• EXERCISE DETAILS: It is required that the lines from the top of the listing through the line with "TR_YTICKS = [-20, 0, 20, 40, 60, 80, 100]" be reproduced exactly, excluding pictures.
________________
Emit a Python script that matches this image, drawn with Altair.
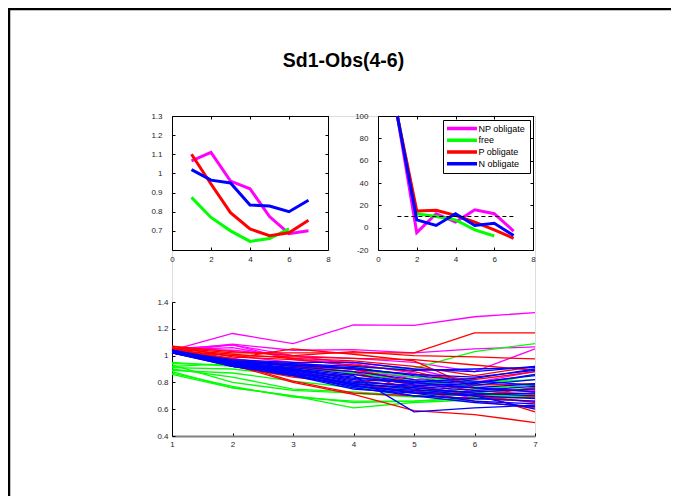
import altair as alt
import pandas as pd

FONT = "Liberation Sans"
TITLE = "Sd1-Obs(4-6)"
GROUPS = ["NP obligate", "free", "P obligate", "N obligate"]
COLORS = ["#ff00ff", "#00ff00", "#ff0000", "#0000ff"]
X = [1, 2, 3, 4, 5, 6, 7]

# ---- top-left panel: mean curves ----
TL_NP = [1.065, 1.11, 0.96, 0.92, 0.775, 0.685, 0.70]
TL_FREE = [0.875, 0.77, 0.70, 0.645, 0.66, 0.71, None]
TL_P = [1.10, 0.945, 0.795, 0.71, 0.675, 0.69, 0.755]
TL_N = [1.02, 0.965, 0.95, 0.835, 0.83, 0.80, 0.86]
TL_XDOM = [0, 8]
TL_YDOM = [0.6, 1.3]
TL_XTICKS = [0, 2, 4, 6, 8]
TL_YTICKS = [0.7, 0.8, 0.9, 1, 1.1, 1.2, 1.3]

# ---- top-right panel: percent change curves ----
TR_NP = [100, -4.5, 12.5, 5, 16, 12.5, -3]
TR_FREE = [100, 12.5, 10, 7, -2, -7.5, None]
TR_P = [100, 15, 15.5, 11, 5, -2, -9.5]
TR_N = [100, 7, 2, 12.5, 2, 4, -7]
TR_REF_X = [1, 7]
TR_REF_Y = 10
TR_XDOM = [0, 8]
TR_YDOM = [-20, 100]
TR_XTICKS = [0, 2, 4, 6, 8]
TR_YTICKS = [-20, 0, 20, 40, 60, 80, 100]

# ---- bottom panel: individual curves ----
B_NP = [
    [1.04, 1.165, 1.09, 1.23, 1.225, 1.29, 1.32],
    [1.04, 1.085, 1.04, 1.045, 1.02, 1.05, 1.065],
    [1.05, 1.08, 1.00, 0.98, 0.95, 0.88, 1.05],
    [1.03, 1.08, 0.97, 0.95, 0.90, 0.80, 0.88],
    [1.04, 1.06, 0.98, 0.92, 0.82, 0.70, 0.72],
    [1.03, 1.00, 0.95, 0.90, 0.78, 0.68, 0.66],
    [1.02, 0.98, 0.92, 0.88, 0.84, 0.76, 0.74],
    [1.05, 1.04, 1.00, 0.94, 0.87, 0.72, 0.70],
]
B_FREE = [
    [0.88, 0.76, 0.70, 0.61, 0.65, 0.67, 0.70],
    [0.87, 0.77, 0.69, 0.66, 0.66, 0.68, 0.71],
    [0.86, 0.76, 0.70, 0.65, 0.66, 0.69, 0.72],
    [0.90, 0.84, 0.75, 0.73, 0.70, 0.73, 0.75],
    [0.93, 0.80, 0.74, 0.72, 0.69, 0.71, 0.69],
    [0.95, 0.92, 0.88, 0.91, 0.905, 1.03, 1.09],
    [0.92, 0.94, 0.93, 0.90, 0.84, 0.80, 0.82],
    [0.94, 0.93, 0.91, 0.87, 0.81, 0.77, 0.86],
    [0.91, 0.90, 0.85, 0.80, 0.74, 0.72, 0.76],
    [0.89, 0.87, 0.81, 0.76, 0.73, 0.75, 0.78],
]
B_P = [
    [1.06, 1.02, 1.02, 1.02, 1.02, 1.17, 1.17],
    [1.07, 1.03, 1.00, 1.03, 1.00, 0.99, 0.975],
    [1.05, 0.98, 1.05, 1.01, 0.96, 0.76, 0.73],
    [1.06, 0.93, 0.80, 0.71, 0.59, 0.56, 0.50],
    [1.06, 0.94, 0.81, 0.72, 0.70, 0.68, 0.69],
    [1.05, 1.01, 0.98, 0.96, 0.92, 0.85, 0.92],
    [1.06, 0.95, 0.85, 0.86, 0.78, 0.70, 0.76],
    [1.04, 0.96, 0.92, 0.90, 0.80, 0.74, 0.71],
    [1.07, 0.99, 0.97, 0.93, 0.88, 0.78, 0.79],
    [1.06, 0.93, 0.91, 0.88, 0.74, 0.66, 0.61],
    [1.05, 0.97, 0.94, 0.90, 0.86, 0.82, 0.88],
    [1.04, 1.00, 0.99, 0.98, 0.97, 0.93, 0.89],
    [1.05, 0.92, 0.84, 0.79, 0.73, 0.70, 0.65],
    [1.06, 0.94, 0.87, 0.82, 0.76, 0.72, 0.58],
]
B_N = [
    [1.03, 0.97, 0.95, 0.95, 0.90, 0.88, 0.92],
    [1.02, 0.96, 0.94, 0.92, 0.89, 0.90, 0.91],
    [1.03, 0.93, 0.90, 0.85, 0.58, 0.61, 0.63],
    [1.04, 0.94, 0.88, 0.78, 0.72, 0.66, 0.64],
    [1.03, 0.93, 0.86, 0.76, 0.70, 0.65, 0.62],
    [1.02, 0.92, 0.85, 0.75, 0.72, 0.70, 0.68],
    [1.03, 0.94, 0.87, 0.79, 0.76, 0.72, 0.70],
    [1.02, 0.93, 0.86, 0.77, 0.74, 0.73, 0.75],
    [1.04, 0.95, 0.89, 0.80, 0.78, 0.76, 0.79],
    [1.03, 0.96, 0.92, 0.88, 0.82, 0.80, 0.85],
    [1.02, 0.95, 0.93, 0.90, 0.86, 0.84, 0.89],
    [1.03, 0.94, 0.90, 0.82, 0.80, 0.83, 0.90],
    [1.04, 0.93, 0.88, 0.79, 0.75, 0.70, 0.60],
    [1.02, 0.92, 0.87, 0.78, 0.70, 0.68, 0.66],
    [1.03, 0.95, 0.91, 0.86, 0.80, 0.76, 0.73],
    [1.04, 0.96, 0.93, 0.91, 0.85, 0.81, 0.78],
    [1.03, 0.93, 0.89, 0.81, 0.77, 0.74, 0.77],
    [1.02, 0.94, 0.89, 0.84, 0.79, 0.78, 0.82],
    [1.03, 0.92, 0.85, 0.77, 0.73, 0.71, 0.72],
    [1.04, 0.95, 0.90, 0.83, 0.81, 0.79, 0.86],
]
B_XDOM = [1, 7]
B_YDOM = [0.4, 1.4]
B_XTICKS = [1, 2, 3, 4, 5, 6, 7]
B_YTICKS = [0.4, 0.6, 0.8, 1, 1.2, 1.4]

# ---- layout (pixels inside one view) ----
W, H = 363, 320
TL_XR = [0, 156]
TR_XR = [206, 361]
TOP_YR = [134, 0]
B_XR = [0, 363]
B_YR = [320, 186]


def long_df(groups):
    rows = []
    for g, lines in groups:
        for i, vals in enumerate(lines):
            for x, v in zip(X, vals):
                if v is not None:
                    rows.append({"grp": g, "id": f"{g}-{i}", "x": x, "y": v})
    return pd.DataFrame(rows)


def sc(dom, rng):
    return alt.Scale(domain=dom, range=rng, nice=False, zero=False)


TICK = {"expr": "-3"}


def axis(orient, values, labels=True, pad=8, offset=0, dcolor="black", dwidth=1):
    return alt.Axis(
        orient=orient, values=values, grid=False, title=None, labels=labels,
        ticks=True, tickSize=TICK, tickColor="black", tickWidth=1,
        domainColor=dcolor, domainWidth=dwidth, offset=offset,
        labelFont=FONT, labelFontSize=8, labelColor="#262626",
        labelPadding=pad, labelExpr="'' + datum.value",
        labelFlush=False, labelOverlap=False,
    )


def color(legend):
    return alt.Color("grp:N", scale=alt.Scale(domain=GROUPS, range=COLORS), legend=legend)


tl_df = long_df([(g, [s]) for g, s in zip(GROUPS, [TL_NP, TL_FREE, TL_P, TL_N])])
tr_df = long_df([(g, [s]) for g, s in zip(GROUPS, [TR_NP, TR_FREE, TR_P, TR_N])])
b_df = long_df([("NP obligate", B_NP), ("free", B_FREE), ("P obligate", B_P), ("N obligate", B_N)])

TOP_DROP = -(H - TOP_YR[0])

# top-left
tl_lines = alt.Chart(tl_df).mark_line(strokeWidth=3).encode(
    x=alt.X("x:Q", scale=sc(TL_XDOM, TL_XR), axis=axis("bottom", TL_XTICKS, pad=8, offset=TOP_DROP)),
    y=alt.Y("y:Q", scale=sc(TL_YDOM, TOP_YR), axis=axis("left", TL_YTICKS, pad=13)),
    color=color(None), detail="id:N",
)
tl_box = alt.Chart(tl_df).mark_line(opacity=0).encode(
    x=alt.X("x:Q", scale=sc(TL_XDOM, TL_XR), axis=axis("top", TL_XTICKS, labels=False)),
    y=alt.Y("y:Q", scale=sc(TL_YDOM, TOP_YR),
            axis=axis("right", TL_YTICKS, labels=False, offset=-(W - TL_XR[1]))),
    detail="id:N",
)

# top-right
legend = alt.Legend(
    title=None, orient="none", legendX=271, legendY=4,
    symbolType="stroke", symbolSize=900, symbolStrokeWidth=3.5,
    symbolOffset={"expr": "-2"}, labelOffset={"expr": "-0.5"},
    labelFont=FONT, labelFontSize=9, labelColor="black",
    padding=4, rowPadding=1.75, clipHeight=9, strokeColor="black", fillColor="white",
    labelLimit=200,
)
tr_lines = alt.Chart(tr_df).mark_line(strokeWidth=3).encode(
    x=alt.X("x:Q", scale=sc(TR_XDOM, TR_XR), axis=axis("bottom", TR_XTICKS, pad=8, offset=TOP_DROP)),
    y=alt.Y("y:Q", scale=sc(TR_YDOM, TOP_YR), axis=axis("left", TR_YTICKS, pad=13, offset=-TR_XR[0])),
    color=color(legend), detail="id:N",
)
ref_df = pd.DataFrame({"x": [TR_REF_X[0]], "x2": [TR_REF_X[1]], "y": [TR_REF_Y]})
tr_ref = alt.Chart(ref_df).mark_rule(color="black", strokeDash=[4, 3], strokeWidth=1).encode(
    x=alt.X("x:Q", scale=sc(TR_XDOM, TR_XR), axis=None), x2="x2:Q",
    y=alt.Y("y:Q", scale=sc(TR_YDOM, TOP_YR), axis=None),
)
tr_box = alt.Chart(tr_df).mark_line(opacity=0).encode(
    x=alt.X("x:Q", scale=sc(TR_XDOM, TR_XR), axis=axis("top", TR_XTICKS, labels=False)),
    y=alt.Y("y:Q", scale=sc(TR_YDOM, TOP_YR),
            axis=axis("right", TR_YTICKS, labels=False, offset=-(W - TR_XR[1]))),
    detail="id:N",
)

# bottom
b_lines = alt.Chart(b_df).mark_line(strokeWidth=1.3).encode(
    x=alt.X("x:Q", scale=sc(B_XDOM, B_XR),
            axis=axis("bottom", B_XTICKS, pad=7, dcolor="#808080", dwidth=2)),
    y=alt.Y("y:Q", scale=sc(B_YDOM, B_YR), axis=axis("left", B_YTICKS, pad=7)),
    color=color(None), detail="id:N",
)

# figure frame
frame_df = pd.DataFrame({"k": [0]})
frame_left = alt.Chart(frame_df).mark_rule(color="black", strokeWidth=2.5).encode(
    x=alt.value(-163), y=alt.value(-108), y2=alt.value(380)
)
frame_top = alt.Chart(frame_df).mark_rule(color="black", strokeWidth=2.5).encode(
    x=alt.value(-164), x2=alt.value(499), y=alt.value(-107)
)

chart = alt.layer(
    tl_lines, tl_box, b_lines, tr_lines, tr_ref, tr_box, frame_left, frame_top
).resolve_scale(
    x="independent", y="independent", color="independent"
).resolve_axis(
    x="independent", y="independent"
).resolve_legend(
    color="independent"
).properties(
    width=W, height=H,
    title=alt.TitleParams(
        TITLE, font=FONT, fontSize=19.5, fontWeight="bold", color="black",
        anchor="middle", frame="group", dx=-10, offset=-84, baseline="bottom",
    ),
    autosize=alt.AutoSizeParams(type="none"),
    padding={"left": 164, "top": 108, "right": 136, "bottom": 60},
).configure_view(stroke="transparent").configure(background="white")

chart.save("out.html", embed_options={"renderer": "svg", "actions": False})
________________
• TASK SOLUTION:
Emit a Python script that matches this image, drawn with Altair.
import altair as alt
import pandas as pd

FONT = "Liberation Sans"
TITLE = "Sd1-Obs(4-6)"
GROUPS = ["NP obligate", "free", "P obligate", "N obligate"]
COLORS = ["#ff00ff", "#00ff00", "#ff0000", "#0000ff"]
X = [1, 2, 3, 4, 5, 6, 7]

# ---- top-left panel: mean curves ----
TL_NP = [1.065, 1.11, 0.96, 0.92, 0.775, 0.685, 0.70]
TL_FREE = [0.875, 0.77, 0.70, 0.645, 0.66, 0.71, None]
TL_P = [1.10, 0.945, 0.795, 0.71, 0.675, 0.69, 0.755]
TL_N = [1.02, 0.965, 0.95, 0.835, 0.83, 0.80, 0.86]
TL_XDOM = [0, 8]
TL_YDOM = [0.6, 1.3]
TL_XTICKS = [0, 2, 4, 6, 8]
TL_YTICKS = [0.7, 0.8, 0.9, 1, 1.1, 1.2, 1.3]

# ---- top-right panel: percent change curves ----
TR_NP = [100, -4.5, 12.5, 5, 16, 12.5, -3]
TR_FREE = [100, 12.5, 10, 7, -2, -7.5, None]
TR_P = [100, 15, 15.5, 11, 5, -2, -9.5]
TR_N = [100, 7, 2, 12.5, 2, 4, -7]
TR_REF_X = [1, 7]
TR_REF_Y = 10
TR_XDOM = [0, 8]
TR_YDOM = [-20, 100]
TR_XTICKS = [0, 2, 4, 6, 8]
TR_YTICKS = [-20, 0, 20, 40, 60, 80, 100]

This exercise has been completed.